All four options mean city residents will be paying more money out of their wallets. The question is, where will the money come from?
The task force hopes to decide within the next two weeks how it will recommend the city to pay its unpaid bills for pensions for the city's police and firefighters.
There is mayor's proposal that the JEA contribute $40 million more to the city, which JEA says means a rate hike. The city could raise JEA's franchise fee by 3 percent, making it total of 6 percent on your JEA bill. The city could raise property taxes by about $1 million, raising about $44 million. The fourth option is a sales tax hike of 1 percent, but that is the least likely of the four.
It is a tough issue says Bill Scheu, chairman of the task force.
"You want to do the right thing for the police and fire," said Scheu after a 3-hour meeting Wednesday morning. "And you want to do the right thing for the citizens of the community. Because we have let it get to where it is, the decisions are both complicated and not always something we like doing."
The task force will hear from JEA and the Mayor's office Tuesday, Feb. 18 about the plan for JEA to contribute $40 million. Mayor Alvin Brown still insists JEA can do that and not raise rates, but JEA Chairman Mike Hightower has said that is not possible.
"We believe that we can offer significant savings on JEA's pension obligations by assisting in restructuring it's plan," said mayor's aide David DeCamp. "And that way we can provide some assistance to the JEA, and the JEA, which is city owned and a partner in major events in the city, can contribute to a solution on retirement reform."
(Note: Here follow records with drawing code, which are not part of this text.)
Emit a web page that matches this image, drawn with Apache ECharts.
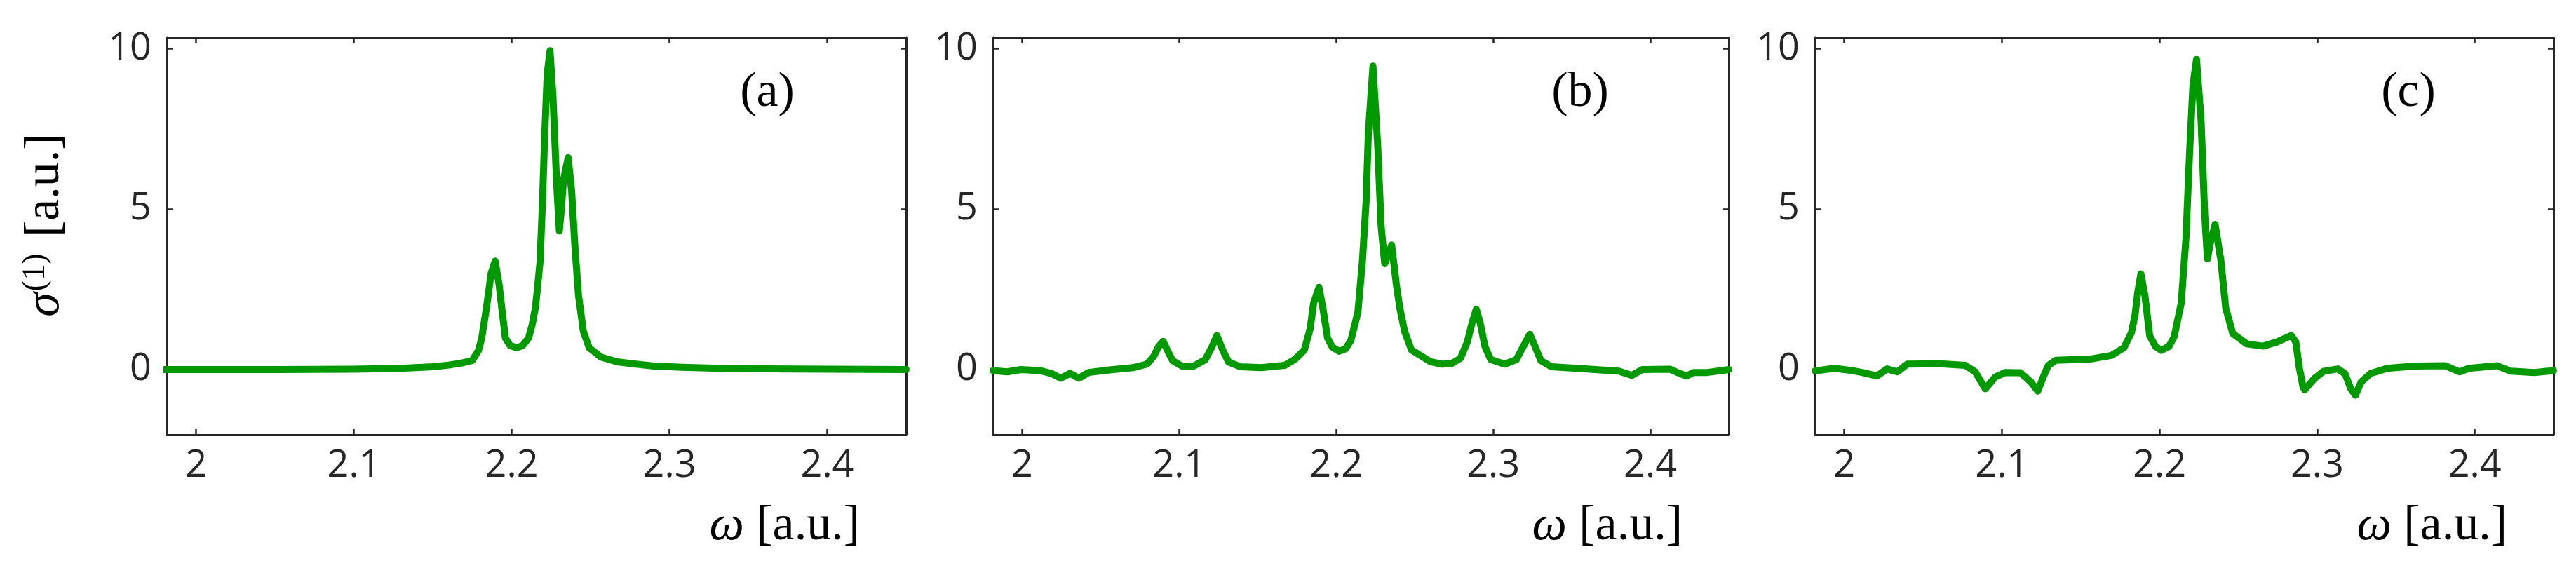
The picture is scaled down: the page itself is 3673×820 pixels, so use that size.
<!DOCTYPE html>
<html>
<head>
<meta charset="utf-8">
<script src="https://cdn.jsdelivr.net/npm/echarts@6/dist/echarts.min.js"></script>
<style>
html,body{margin:0;padding:0;background:#fff;}
#chart{width:3673px;height:820px;}
</style>
</head>
<body>
<div id="chart"></div>
<script>
// ---- data ----
const xTicks = [2, 2.1, 2.2, 2.3, 2.4];
const yTicks = [0, 5, 10];
const panelLabels = ['(a)', '(b)', '(c)'];

const omegaA = [1.98, 2.05, 2.10, 2.13, 2.15, 2.16, 2.168, 2.175, 2.179, 2.181, 2.184, 2.187, 2.1895, 2.192, 2.194, 2.196, 2.199, 2.2033, 2.207, 2.2107, 2.213, 2.215, 2.2165, 2.218, 2.2195, 2.221, 2.2225, 2.2243, 2.2262, 2.2284, 2.2302, 2.2315, 2.2328, 2.2358, 2.238, 2.2402, 2.2424, 2.2454, 2.2491, 2.2565, 2.2669, 2.2787, 2.29, 2.308, 2.34, 2.40, 2.45];
const sigmaA = [0, 0, 0.01, 0.04, 0.09, 0.14, 0.2, 0.28, 0.6, 0.98, 1.92, 3.0, 3.38, 2.65, 1.8, 0.98, 0.75, 0.68, 0.75, 0.98, 1.4, 1.92, 2.6, 3.38, 5.2, 7.38, 9.2, 9.93, 8.47, 5.9, 4.32, 5.0, 5.9, 6.6, 5.56, 3.74, 2.29, 1.2, 0.68, 0.39, 0.24, 0.17, 0.11, 0.07, 0.03, 0.01, 0];

const omegaB = [1.9815, 1.9904, 1.9993, 2.0112, 2.0186, 2.0246, 2.0305, 2.0362, 2.0424, 2.0557, 2.0706, 2.0795, 2.0839, 2.0869, 2.0898, 2.0928, 2.0958, 2.1017, 2.1092, 2.1166, 2.121, 2.124, 2.1277, 2.1314, 2.1388, 2.1522, 2.1671, 2.1737, 2.1797, 2.1834, 2.1856, 2.189, 2.1915, 2.1945, 2.1975, 2.2019, 2.206, 2.2093, 2.2138, 2.2167, 2.219, 2.2205, 2.2234, 2.2264, 2.2286, 2.2309, 2.2325, 2.2353, 2.2383, 2.2405, 2.2435, 2.2479, 2.2598, 2.2672, 2.2732, 2.2791, 2.2835, 2.2865, 2.2892, 2.2917, 2.2947, 2.2984, 2.3073, 2.3147, 2.3191, 2.3233, 2.3266, 2.3303, 2.337, 2.3533, 2.38, 2.3882, 2.3948, 2.4127, 2.4186, 2.4231, 2.4275, 2.4364, 2.45];
const sigmaB = [-0.03, -0.07, 0.0, -0.03, -0.12, -0.27, -0.12, -0.27, -0.09, -0.01, 0.06, 0.17, 0.42, 0.72, 0.88, 0.57, 0.28, 0.11, 0.11, 0.31, 0.72, 1.06, 0.61, 0.24, 0.09, 0.06, 0.13, 0.32, 0.61, 1.27, 2.07, 2.56, 1.92, 0.98, 0.7, 0.57, 0.65, 0.9, 1.78, 3.38, 5.2, 7.38, 9.45, 7.0, 4.47, 3.3, 3.5, 3.88, 2.65, 1.92, 1.2, 0.61, 0.25, 0.17, 0.18, 0.35, 0.86, 1.45, 1.88, 1.45, 0.72, 0.31, 0.17, 0.31, 0.72, 1.1, 0.72, 0.28, 0.09, 0.04, -0.05, -0.18, 0.0, 0.01, -0.12, -0.2, -0.09, -0.09, 0.0];

const omegaC = [1.9815, 1.9937, 2.0048, 2.0113, 2.0208, 2.0272, 2.0337, 2.04, 2.0608, 2.0768, 2.0831, 2.0863, 2.0895, 2.0959, 2.1023, 2.1119, 2.1183, 2.1228, 2.1263, 2.1295, 2.1343, 2.1567, 2.1694, 2.1774, 2.1822, 2.1845, 2.1862, 2.1882, 2.1908, 2.1938, 2.1975, 2.2012, 2.206, 2.2093, 2.2138, 2.2168, 2.219, 2.2212, 2.2235, 2.2264, 2.2287, 2.2304, 2.2325, 2.2353, 2.239, 2.242, 2.2465, 2.2554, 2.2657, 2.2746, 2.2835, 2.2865, 2.2887, 2.291, 2.2921, 2.2984, 2.3043, 2.3132, 2.3177, 2.3214, 2.3243, 2.328, 2.334, 2.3444, 2.3622, 2.3814, 2.3903, 2.3963, 2.4141, 2.423, 2.4378, 2.45];
const sigmaC = [-0.04, 0.04, -0.03, -0.09, -0.2, 0.02, -0.07, 0.17, 0.18, 0.13, -0.07, -0.34, -0.6, -0.23, -0.09, -0.1, -0.38, -0.67, -0.23, 0.13, 0.29, 0.33, 0.44, 0.68, 1.15, 1.7, 2.4, 2.98, 2.29, 1.05, 0.72, 0.6, 0.72, 1.02, 2.07, 4.1, 6.65, 8.84, 9.66, 7.74, 4.83, 3.45, 4.0, 4.52, 3.38, 1.92, 1.12, 0.8, 0.73, 0.86, 1.06, 0.86, 0.06, -0.53, -0.63, -0.27, -0.05, 0.02, -0.13, -0.6, -0.8, -0.38, -0.12, 0.04, 0.11, 0.12, -0.07, 0.04, 0.12, -0.05, -0.09, -0.03];

const xMin = 1.9815, xMax = 2.45;
const yMin = -2.03, yMax = 10.33;

// ---- layout ----
const W = 3673, H = 820;
const panels = [
  {left: 238, right: 1292, labelX: 1094, omega: omegaA, sigma: sigmaA},
  {left: 1416, right: 2465, labelX: 2253, omega: omegaB, sigma: sigmaB},
  {left: 2588, right: 3641, labelX: 3434, omega: omegaC, sigma: sigmaC}
];
const gridTop = 54, gridBottomPx = 620;
const axisColor = '#262626';
const serif = '"Liberation Serif", "DejaVu Serif", serif';
const sans = '"Open Sans", "Noto Sans", sans-serif';
const serifSize = 70;

const grids = [], xAxes = [], yAxes = [], series = [], titles = [];
panels.forEach((p, i) => {
  grids.push({left: p.left, width: p.right - p.left, top: gridTop, height: gridBottomPx - gridTop, containLabel: false});
  const lineCfg = {show: true, onZero: false, lineStyle: {color: axisColor, width: 3}};
  const tickCfg = {show: true, inside: true, length: 8, lineStyle: {color: axisColor, width: 2.5}};
  // bottom x axis
  xAxes.push({
    type: 'value', gridIndex: i, position: 'bottom', min: xMin, max: xMax,
    axisLine: lineCfg,
    axisTick: Object.assign({}, tickCfg, {customValues: xTicks}),
    axisLabel: {customValues: xTicks, color: axisColor, fontFamily: sans, fontSize: 54, margin: 18,
      formatter: v => String(Math.round(v * 10) / 10)},
    splitLine: {show: false},
    name: '{i|ω} [a.u.]', nameLocation: 'end', nameGap: -66,
    nameTextStyle: {fontFamily: serif, fontSize: serifSize, color: '#000', align: 'right', verticalAlign: 'top',
      padding: [96, 0, 0, 0],
      rich: {i: {fontFamily: serif, fontSize: serifSize, fontStyle: 'italic', color: '#000'}}}
  });
  // top mirror axis
  xAxes.push({
    type: 'value', gridIndex: i, position: 'top', min: xMin, max: xMax,
    axisLine: lineCfg,
    axisTick: Object.assign({}, tickCfg, {customValues: xTicks}),
    axisLabel: {show: false}, splitLine: {show: false}
  });
  // left y axis
  const yLeft = {
    type: 'value', gridIndex: i, position: 'left', min: yMin, max: yMax,
    axisLine: lineCfg,
    axisTick: Object.assign({}, tickCfg, {customValues: yTicks}),
    axisLabel: {customValues: yTicks, color: axisColor, fontFamily: sans, fontSize: 54, margin: 22},
    splitLine: {show: false}
  };
  if (i === 0) {
    Object.assign(yLeft, {
      name: '{i|σ}{sup|(1)} [a.u.]', nameLocation: 'middle', nameGap: 136,
      nameTextStyle: {fontFamily: serif, fontSize: serifSize, color: '#000', padding: [0, 0, 0, 32],
        rich: {
          i: {fontFamily: serif, fontSize: serifSize, fontStyle: 'italic', color: '#000'},
          sup: {fontFamily: serif, fontSize: 46, color: '#000', verticalAlign: 'top', padding: [0, 6, 28, 2]}
        }}
    });
  }
  yAxes.push(yLeft);
  // right mirror axis
  yAxes.push({
    type: 'value', gridIndex: i, position: 'right', min: yMin, max: yMax,
    axisLine: lineCfg,
    axisTick: Object.assign({}, tickCfg, {customValues: yTicks}),
    axisLabel: {show: false}, splitLine: {show: false}
  });
  series.push({
    type: 'line', xAxisIndex: i * 2, yAxisIndex: i * 2,
    data: p.omega.map((w, k) => [w, p.sigma[k]]),
    showSymbol: false, symbol: 'none', smooth: false, clip: true,
    lineStyle: {color: '#009900', width: 10, join: 'round', cap: 'round'},
    animation: false
  });
  titles.push({
    text: panelLabels[i], left: p.labelX, top: 98, textAlign: 'center', padding: 0,
    textStyle: {fontFamily: serif, fontSize: serifSize, fontWeight: 'normal', color: '#000'}
  });
});

const chart = echarts.init(document.getElementById('chart'), null, {renderer: 'canvas', width: W, height: H});
chart.setOption({
  backgroundColor: '#fff',
  animation: false,
  title: titles,
  grid: grids,
  xAxis: xAxes,
  yAxis: yAxes,
  series: series
});
</script>
</body>
</html>
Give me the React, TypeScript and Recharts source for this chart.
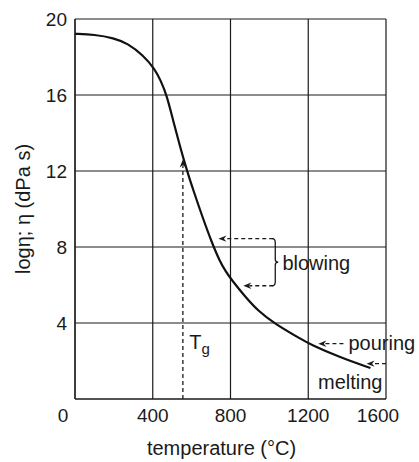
import React from 'react';
import {
  LineChart, Line, XAxis, YAxis, CartesianGrid, ReferenceLine, ReferenceDot
} from 'recharts';

// viscosity curve
const temperatures = [0, 100, 200, 270, 350, 412, 440, 472, 505, 540, 575, 610, 655, 705, 745, 775, 807, 876, 944, 1022, 1168, 1207, 1360, 1520];
const logViscosity = [19.22, 19.18, 19.0, 18.72, 18.1, 17.35, 16.78, 16.0, 14.65, 13.3, 12.05, 10.95, 9.6, 8.2, 7.25, 6.72, 6.25, 5.38, 4.62, 4.0, 3.12, 2.9, 2.2, 1.63];

const xTicks = [0, 400, 800, 1200, 1600];
const yTicks = [4, 8, 12, 16, 20];

// annotation positions (data units)
const tgTemp = 555;
const tgTop = 12.6;
const blowingTop = 8.44;
const blowingBottom = 5.96;
const blowingBracket = 1020;
const blowingTips = [738, 866];
const pouring = { from: 1381, to: 1252, y: 2.91 };
const melting = { from: 1600, to: 1500, y: 1.86 };

const data = temperatures.map((t, i) => ({ t, v: logViscosity[i] }));

const INK = '#1a1a1a';
const FONT = '"Liberation Sans", Arial, Helvetica, sans-serif';

const DashedArrow = (props: any) => {
  const { x1, y1, x2, y2 } = props;
  const dx = x2 - x1;
  const dy = y2 - y1;
  const len = Math.hypot(dx, dy) || 1;
  const ux = dx / len;
  const uy = dy / len;
  const head = 8;
  const half = 3.2;
  const bx = x2 - ux * head;
  const by = y2 - uy * head;
  return (
    <g>
      <line x1={x1} y1={y1} x2={bx + ux * 2} y2={by + uy * 2} stroke={INK} strokeWidth={1.3} strokeDasharray="4 3" />
      <polygon
        points={`${x2},${y2} ${bx - uy * half},${by + ux * half} ${bx + ux * 2.5},${by + uy * 2.5} ${bx + uy * half},${by - ux * half}`}
        fill={INK}
      />
    </g>
  );
};

const Brace = (props: any) => {
  const { x1, y1, y2 } = props;
  const x = x1 + 1;
  const ym = (y1 + y2) / 2;
  const d = `M ${x - 2} ${y1} Q ${x + 1} ${y1} ${x + 1} ${y1 + 4} L ${x + 1} ${ym - 3} Q ${x + 1} ${ym} ${x + 4} ${ym} Q ${x + 1} ${ym} ${x + 1} ${ym + 3} L ${x + 1} ${y2 - 4} Q ${x + 1} ${y2} ${x - 2} ${y2}`;
  return <path d={d} fill="none" stroke={INK} strokeWidth={1.3} />;
};

const note = (text: string, anchor: 'start' | 'end', sub?: string) => (props: any) => (
  <text x={props.cx} y={props.cy} textAnchor={anchor} fill={INK} fontSize={20} fontFamily={FONT}>
    {text}
    {sub ? <tspan fontSize={15} dy={5}>{sub}</tspan> : null}
  </text>
);

const XTick = (props: any) => {
  const { x, y, payload } = props;
  const shift = payload.value === 0 ? -12 : payload.value === 1600 ? -8 : 0;
  return (
    <text x={x + shift} y={y + 15} textAnchor="middle" fill={INK} fontSize={19} fontFamily={FONT}>
      {payload.value}
    </text>
  );
};

export default function App() {
  return (
    <div style={{ position: 'absolute', left: 0, top: 0, background: '#fff' }}>
      <LineChart width={419} height={462} data={data} margin={{ top: 19, right: 33, bottom: 0, left: 0 }}>
        <CartesianGrid stroke={INK} strokeWidth={1.2} />
        <XAxis
          dataKey="t"
          type="number"
          domain={[0, 1600]}
          ticks={xTicks}
          height={63}
          tickLine={false}
          axisLine={{ stroke: INK, strokeWidth: 1.2 }}
          tick={<XTick />}
          label={{
            content: ({ viewBox }: any) => (
              <text x={viewBox.x + viewBox.width / 2 - 9} y={viewBox.y + 56} textAnchor="middle" fill={INK} fontSize={20} fontFamily={FONT}>
                temperature (°C)
              </text>
            ),
          }}
        />
        <YAxis
          type="number"
          domain={[0, 20]}
          ticks={yTicks}
          width={75}
          tickLine={false}
          axisLine={{ stroke: INK, strokeWidth: 1.2 }}
          tick={{ fill: INK, fontSize: 19, fontFamily: FONT }}
          label={{
            content: ({ viewBox }: any) => {
              const cx = viewBox.x + 30;
              const cy = viewBox.y + viewBox.height / 2;
              return (
                <text x={cx} y={cy} transform={`rotate(-90 ${cx} ${cy})`} textAnchor="middle" fill={INK} fontSize={20} fontFamily={FONT}>
                  logη; η (dPa s)
                </text>
              );
            },
          }}
        />
        <Line type="basis" dataKey="v" stroke="#111" strokeWidth={2.2} dot={false} isAnimationActive={false} />

        <ReferenceLine segment={[{ x: tgTemp, y: 0 }, { x: tgTemp, y: tgTop }]} shape={DashedArrow} />
        <ReferenceLine segment={[{ x: blowingBracket, y: blowingTop }, { x: blowingTips[0], y: blowingTop }]} shape={DashedArrow} />
        <ReferenceLine segment={[{ x: blowingBracket, y: blowingBottom }, { x: blowingTips[1], y: blowingBottom }]} shape={DashedArrow} />
        <ReferenceLine segment={[{ x: blowingBracket, y: blowingTop }, { x: blowingBracket, y: blowingBottom }]} shape={Brace} />
        <ReferenceLine segment={[{ x: pouring.from, y: pouring.y }, { x: pouring.to, y: pouring.y }]} shape={DashedArrow} />
        <ReferenceLine segment={[{ x: melting.from, y: melting.y }, { x: melting.to, y: melting.y }]} shape={DashedArrow} />

        <ReferenceDot x={1067} y={6.8} r={0} shape={note('blowing', 'start')} />
        <ReferenceDot x={1407} y={2.6} r={0} shape={note('pouring', 'start')} />
        <ReferenceDot x={1582} y={0.54} r={0} shape={note('melting', 'end')} />
        <ReferenceDot x={588} y={2.65} r={0} shape={note('T', 'start', 'g')} />
      </LineChart>
    </div>
  );
}
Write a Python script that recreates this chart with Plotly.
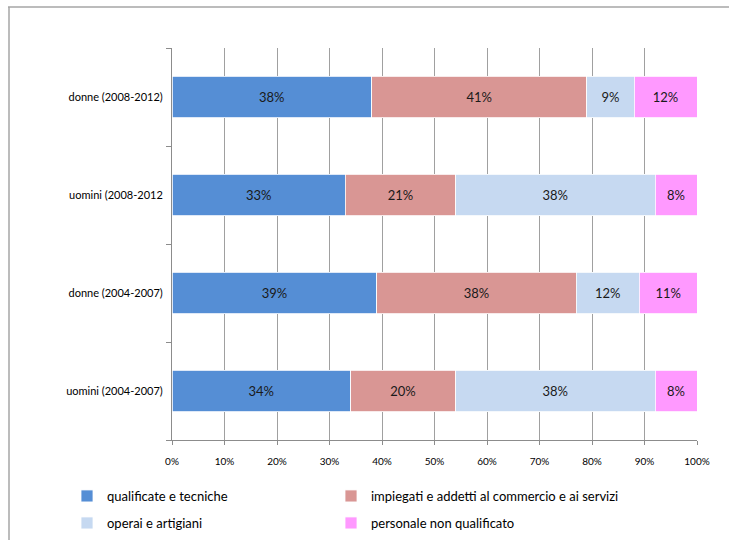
import plotly.graph_objects as go

categories = ["uomini (2004-2007)", "donne (2004-2007)", "uomini (2008-2012", "donne (2008-2012)"]
series_names = ["qualificate e tecniche", "impiegati e addetti al commercio e ai servizi",
                "operai e artigiani", "personale non qualificato"]
qualificate = [34, 39, 33, 38]
impiegati = [20, 38, 21, 41]
operai = [38, 12, 38, 9]
personale = [8, 11, 8, 12]
tick_vals = [0, 10, 20, 30, 40, 50, 60, 70, 80, 90, 100]
tick_text = ["0%", "10%", "20%", "30%", "40%", "50%", "60%", "70%", "80%", "90%", "100%"]

colors = ["#558ED5", "#D99694", "#C6D9F1", "#FF99FF"]
legend_ids = ["legend", "legend2", "legend3", "legend4"]
FONT = "Lato, 'Open Sans', sans-serif"

W, H = 729, 540
L, R, T, B = 172, 32, 48, 100
pw, ph = W - L - R, H - T - B

def px_x(x):
    return (x - L) / pw

def px_y(y):
    return (H - B - y) / ph

fig = go.Figure()
for name, vals, col, lg in zip(series_names, [qualificate, impiegati, operai, personale], colors, legend_ids):
    fig.add_trace(go.Bar(
        y=categories, x=vals, name=name, orientation="h",
        marker=dict(color=col, line=dict(color="white", width=0.8)),
        text=[f"{v}%" for v in vals], textposition="inside", insidetextanchor="middle",
        textangle=0, textfont=dict(family=FONT, size=13, color="#1a1a1a"),
        legend=lg,
    ))

legend_common = dict(orientation="h", xref="container", yref="container",
                     xanchor="left", yanchor="middle",
                     font=dict(size=13, family=FONT),
                     bgcolor="rgba(0,0,0,0)", itemclick=False, itemdoubleclick=False)
# legend entry positions (text start x, row centre y) in pixels
legend_pos = [(67, 496), (331, 496), (67, 523), (331, 523)]
legend_layout = {lid: dict(x=x / W, y=1 - y / H, **legend_common)
                 for lid, (x, y) in zip(legend_ids, legend_pos)}

fig.update_layout(
    width=W, height=H, barmode="stack", bargap=0.58,
    margin=dict(l=L, r=R, t=T, b=B),
    paper_bgcolor="white", plot_bgcolor="white",
    font=dict(family=FONT, color="#000"),
    xaxis=dict(range=[0, 100], tickvals=tick_vals, ticktext=tick_text,
               showgrid=True, gridcolor="#a0a0a0", gridwidth=1,
               showline=True, linecolor="#8c8c8c", linewidth=1,
               ticks="outside", ticklen=4, tickcolor="#8c8c8c",
               tickfont=dict(size=10, family=FONT), zeroline=False, fixedrange=True,
               ticklabelstandoff=8),
    yaxis=dict(categoryorder="array", categoryarray=categories,
               showline=True, linecolor="#8c8c8c", linewidth=1,
               ticks="outside", ticklen=5, tickcolor="#8c8c8c", tickson="boundaries",
               tickfont=dict(size=11, family=FONT), showgrid=False, fixedrange=True,
               ticklabelstandoff=6),
    showlegend=True,
    **legend_layout,
)

# outer chart frame (top and left edges visible)
fig.add_shape(type="line", xref="paper", yref="paper",
              x0=px_x(8), x1=px_x(740), y0=px_y(7), y1=px_y(7),
              line=dict(color="#a6a6a6", width=1.5))
fig.add_shape(type="line", xref="paper", yref="paper",
              x0=px_x(9), x1=px_x(9), y0=px_y(7), y1=px_y(560),
              line=dict(color="#a6a6a6", width=1.5))

fig.write_html("out.html")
City Council President Bill Gulliford told First Coast News he would oppose a property tax hike, but would lean toward the sales tax. But task force members say there is a legal question as to if the city can even do that since there are already two sales tax hikes already being levied for other projects, such as the Better Jacksonville Plan.
The task force also discussed changes to the current pension plan. A complete change to a 401 "K" style plan was rejected. They will look at a defined benefit plan as the city has now, which guarantees a certain amount to retirees. The other option would combine a defined benefit plan and a 401 "K" type plan, where city employees would contribute a certain amount and the city would also contribute. Employees would have control of their investments.
Jacksonville Sheriff's office representative Dwain Senterfitt said these pension questions have cost the department 70 officers who have gone on to work elsewhere. Fire union president Randy Wyse said in the last recruiting class only 4 of 36 came from another department to work here. He said that is usually 50 per cent of more of a class that came from another county to work here, but that is no longer the case.
The full task force meets February 19th and could make it's final recommendations, but if they can't accomplish that, a final meeting is scheduled for February 26th to wrap up their work.